The Democratic congressman also pointed to Maryland lawmakers’ efforts to secure more H-2B visas for seafood workers on the Eastern Shore.
“That’s something the delegation has been pretty united on,” Sarbanes said. “So there are clearly differences, but I think for those hyper-local things that we’re all sensitive to, in terms of Maryland, those are opportunities.”
But on most issues, there’s a wide gulf between Harris and his Democratic colleagues.
Harris, who sits on the House Appropriations Committee, is in favor of President Trump’s national emergency declaration, a move to circumvent Congress to obtain billions of dollars for a wall along the southern U.S. border.
After both chambers of Congress passed a resolution that would have ended Trump’s resolution, Harris celebrated the House’s failure to override the president’s veto.
“While Speaker [Nancy] Pelosi and [New York Democratic Rep.] Alexandria Ocasio-Cortez choose to side with open borders and amnesty, I stand with the American people and with President Trump to secure our border by supporting his veto,” the congressman said in a statement.
Following Attorney General William Barr’s release last month of a summary of Special Counsel Robert Mueller’s report on 2016 Russian meddling in the U.S. election, Harris wrote on Twitter: “No collusion, no obstruction. Let’s move on. What a waste of $25 million.”
Harris also famously infuriated critics back in 2014 after he attached an amendment to a House budget bill to overturn Washington, D.C.’s marijuana decriminalization law. The move prompted a boycott of his district’s popular vacation destinations.
Gilchrest, who lost to Harris in the 2008 primary, said it’s more than policy differences that divide Harris and his Democratic colleagues.
“He has his little tribe that he travels around with and he’s condescending to the Maryland delegation,” Gilchrest said in an interview.
Harris’ office did not respond to a request for an interview.
Gilchrest was never the only Republican in the delegation during his congressional career spanning from 1991 until 2009, but he was in the minority.
The delegation would meet monthly in Democratic Rep. Steny H. Hoyer’s office, Gilchrest recalled, and they would look for common ground on everything from highway funding to mass transit and agricultural policy.
“There was zero political animus. We all got in that room and we talked about what we could do for Maryland,” Gilchrest said.
Former Maryland Gov. Robert L. Ehrlich Jr. served as a Republican congressman in the late 1990s and early 2000s, when the House delegation was evenly split 4-4 between parties.

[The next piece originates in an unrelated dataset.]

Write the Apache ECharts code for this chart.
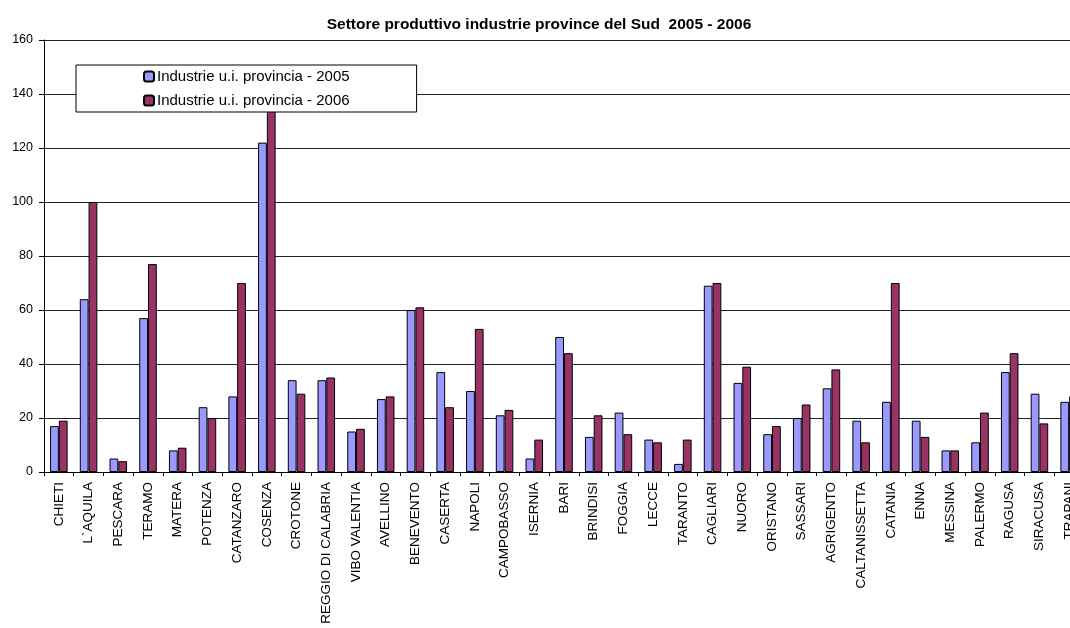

“We were in the majority and I had a safe seat. I was the happiest kid in the world,” Ehrlich said.
He pointed to issues like the realignment and closure of military installations, transportation and Chesapeake Bay issues “where the party labels came off real fast.”
As for Harris, Ehrlich said he has “plenty of friends” on Capitol Hill, even if they’re not from his home state. “My best friends were from other states,” including some of his Republican classmates, Ehrlich said of his time on Capitol Hill.
Some Maryland Republicans are happy to have at least one member of their party representing their state in Congress.
“I think generally Republicans have a positive opinion of him,” said Jim Burton, a longtime Maryland GOP political consultant. “He represents the Republican line there and the conservative line.”
Because he’s the lone Maryland Republican in the federal delegation, “I think [state Republicans] look to see, ‘Hey we’ve only got one out of eight, I’m glad this person is doing the right thing.’”
Burton thinks it’s a shame that Republicans have been squeezed out of the delegation in Washington. “I think it’s unfortunate and we read why this has happened. We read what the Democrats have done because it’s come out in the [gerrymandering] court case.”
Democrats “packed all the Republicans” into one district, Ehrlich said. But he said he’s torn over whether the courts should get involved.
“Seven to one is what it is, it’s gerrymandering. On the other hand, do you want judges with pens … drawing lines?”